Oklahoma Orders Statewide Recall on Raw Milk

            Raw milk from Swan Bros. Dairy, Inc. of Claremore, Oklahoma, has been recalled statewide after testing positive for Campylobacter jejuni. The traces of Campylobacter were found by the Oklahoma State Department of Agriculture, Food, and Forestry (ODAFF) during regulatory testing. Raw milk from Swan Bros. Dairy is sold in plastic packages in pints, half-gallons, and gallons, and the recall includes all products containing raw milk, including raw heavy cream, raw whole milk, raw skim milk, and raw 2% milk, which are sold in plastic pints. The raw milk products are sold directly from Swan Bros. Dairy in Claremore, Oklahoma. As of June 22, 2020, 10 people have been diagnosed with a Campylobacter infection caused by the contaminated raw milk. According to testing done by ODAFF, Swan Bros. Dairy raw milk products sold between the dates of April 9, 2020, to June 22, 2020, are contaminated with Campylobacter. Customers who have recently purchased raw milk from Swan Bros. Dairy are advised not to consume the product and dispose of any remaining product immediately. Consumers are also advised to pay attention to any signs of Campylobacter infection after consumption of the contaminated raw milk. Symptoms of a Campylobacter infection typically present within 2-5 days of consumption, and typically last a week.  
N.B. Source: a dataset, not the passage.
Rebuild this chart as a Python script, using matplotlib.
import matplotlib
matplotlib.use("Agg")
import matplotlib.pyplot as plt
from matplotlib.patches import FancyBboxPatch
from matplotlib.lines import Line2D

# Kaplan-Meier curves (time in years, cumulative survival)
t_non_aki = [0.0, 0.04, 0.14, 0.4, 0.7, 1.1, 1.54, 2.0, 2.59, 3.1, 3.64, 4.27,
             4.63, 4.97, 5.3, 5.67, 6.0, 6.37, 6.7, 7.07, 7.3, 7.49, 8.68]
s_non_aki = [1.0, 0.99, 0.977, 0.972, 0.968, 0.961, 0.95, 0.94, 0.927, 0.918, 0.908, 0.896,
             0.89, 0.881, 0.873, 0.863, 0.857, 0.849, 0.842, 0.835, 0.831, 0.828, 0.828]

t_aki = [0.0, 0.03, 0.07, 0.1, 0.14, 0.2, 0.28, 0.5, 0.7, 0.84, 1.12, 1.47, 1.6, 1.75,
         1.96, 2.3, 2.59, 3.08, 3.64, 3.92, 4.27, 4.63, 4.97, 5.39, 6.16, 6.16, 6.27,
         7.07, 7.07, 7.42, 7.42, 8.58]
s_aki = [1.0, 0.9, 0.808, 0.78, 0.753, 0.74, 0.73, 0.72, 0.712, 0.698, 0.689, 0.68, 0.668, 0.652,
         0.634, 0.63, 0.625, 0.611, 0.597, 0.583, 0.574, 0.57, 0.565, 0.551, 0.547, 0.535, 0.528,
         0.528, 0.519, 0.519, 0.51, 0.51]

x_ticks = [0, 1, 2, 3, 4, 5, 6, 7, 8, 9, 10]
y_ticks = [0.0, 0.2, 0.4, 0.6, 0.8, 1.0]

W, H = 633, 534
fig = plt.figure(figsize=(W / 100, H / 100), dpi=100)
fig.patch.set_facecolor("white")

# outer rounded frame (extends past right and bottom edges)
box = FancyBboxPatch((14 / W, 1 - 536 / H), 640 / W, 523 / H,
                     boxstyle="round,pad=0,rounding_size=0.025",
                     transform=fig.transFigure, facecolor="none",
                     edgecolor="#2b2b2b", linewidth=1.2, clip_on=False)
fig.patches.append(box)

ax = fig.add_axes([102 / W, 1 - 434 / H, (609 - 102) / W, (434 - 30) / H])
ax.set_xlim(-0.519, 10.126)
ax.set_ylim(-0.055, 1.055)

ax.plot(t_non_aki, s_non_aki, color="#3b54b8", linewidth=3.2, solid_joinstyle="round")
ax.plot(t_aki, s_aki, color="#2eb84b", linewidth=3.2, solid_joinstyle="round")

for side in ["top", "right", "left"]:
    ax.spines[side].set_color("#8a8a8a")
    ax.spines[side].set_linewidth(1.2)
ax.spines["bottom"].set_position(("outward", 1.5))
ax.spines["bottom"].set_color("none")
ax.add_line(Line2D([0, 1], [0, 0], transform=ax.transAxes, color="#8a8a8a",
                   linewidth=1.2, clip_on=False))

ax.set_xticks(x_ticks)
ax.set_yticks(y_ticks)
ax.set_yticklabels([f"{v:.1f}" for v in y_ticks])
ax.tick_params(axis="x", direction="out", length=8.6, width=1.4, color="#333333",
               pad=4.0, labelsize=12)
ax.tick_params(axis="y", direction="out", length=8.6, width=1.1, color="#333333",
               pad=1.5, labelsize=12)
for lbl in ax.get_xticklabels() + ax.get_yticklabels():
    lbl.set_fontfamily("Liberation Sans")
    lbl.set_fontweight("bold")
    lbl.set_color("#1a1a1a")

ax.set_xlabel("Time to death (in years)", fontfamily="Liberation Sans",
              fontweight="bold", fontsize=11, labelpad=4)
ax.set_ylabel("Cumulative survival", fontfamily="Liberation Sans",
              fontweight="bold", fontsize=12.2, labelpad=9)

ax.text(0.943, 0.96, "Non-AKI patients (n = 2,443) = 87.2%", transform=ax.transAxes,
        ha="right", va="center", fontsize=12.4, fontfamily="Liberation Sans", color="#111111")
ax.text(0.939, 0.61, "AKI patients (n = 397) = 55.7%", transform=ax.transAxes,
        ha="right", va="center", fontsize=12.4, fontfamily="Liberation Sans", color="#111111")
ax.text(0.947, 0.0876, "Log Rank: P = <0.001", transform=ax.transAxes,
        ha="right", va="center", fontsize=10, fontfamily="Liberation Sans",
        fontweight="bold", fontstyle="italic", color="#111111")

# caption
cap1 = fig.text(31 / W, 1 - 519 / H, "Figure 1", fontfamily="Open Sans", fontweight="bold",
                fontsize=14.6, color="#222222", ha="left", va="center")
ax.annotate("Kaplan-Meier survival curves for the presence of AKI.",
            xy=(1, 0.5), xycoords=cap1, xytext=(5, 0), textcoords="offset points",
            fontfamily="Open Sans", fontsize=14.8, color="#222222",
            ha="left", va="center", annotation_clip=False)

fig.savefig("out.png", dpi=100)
            According to the CDC, campylobacteriosis is the infection caused by Campylobacter bacteria, a foodborne illness bacteria that can be deadly for those who are immunocompromised, such as the elderly, children, those with weakened immune systems, and pregnant women. Symptoms of campylobacteriosis include typical food poisoning symptoms such as diarrhea, fever, stomach aches, and less typical symptoms of nausea and vomiting. While campylobacteriosis may resolve without treatment, those who are immunocompromised are more at risk for a bloodstream infection, which can be life-threatening. If you believe you have been contaminated with Campylobacter, contact your physician to decide if antibiotics are a necessary treatment for you.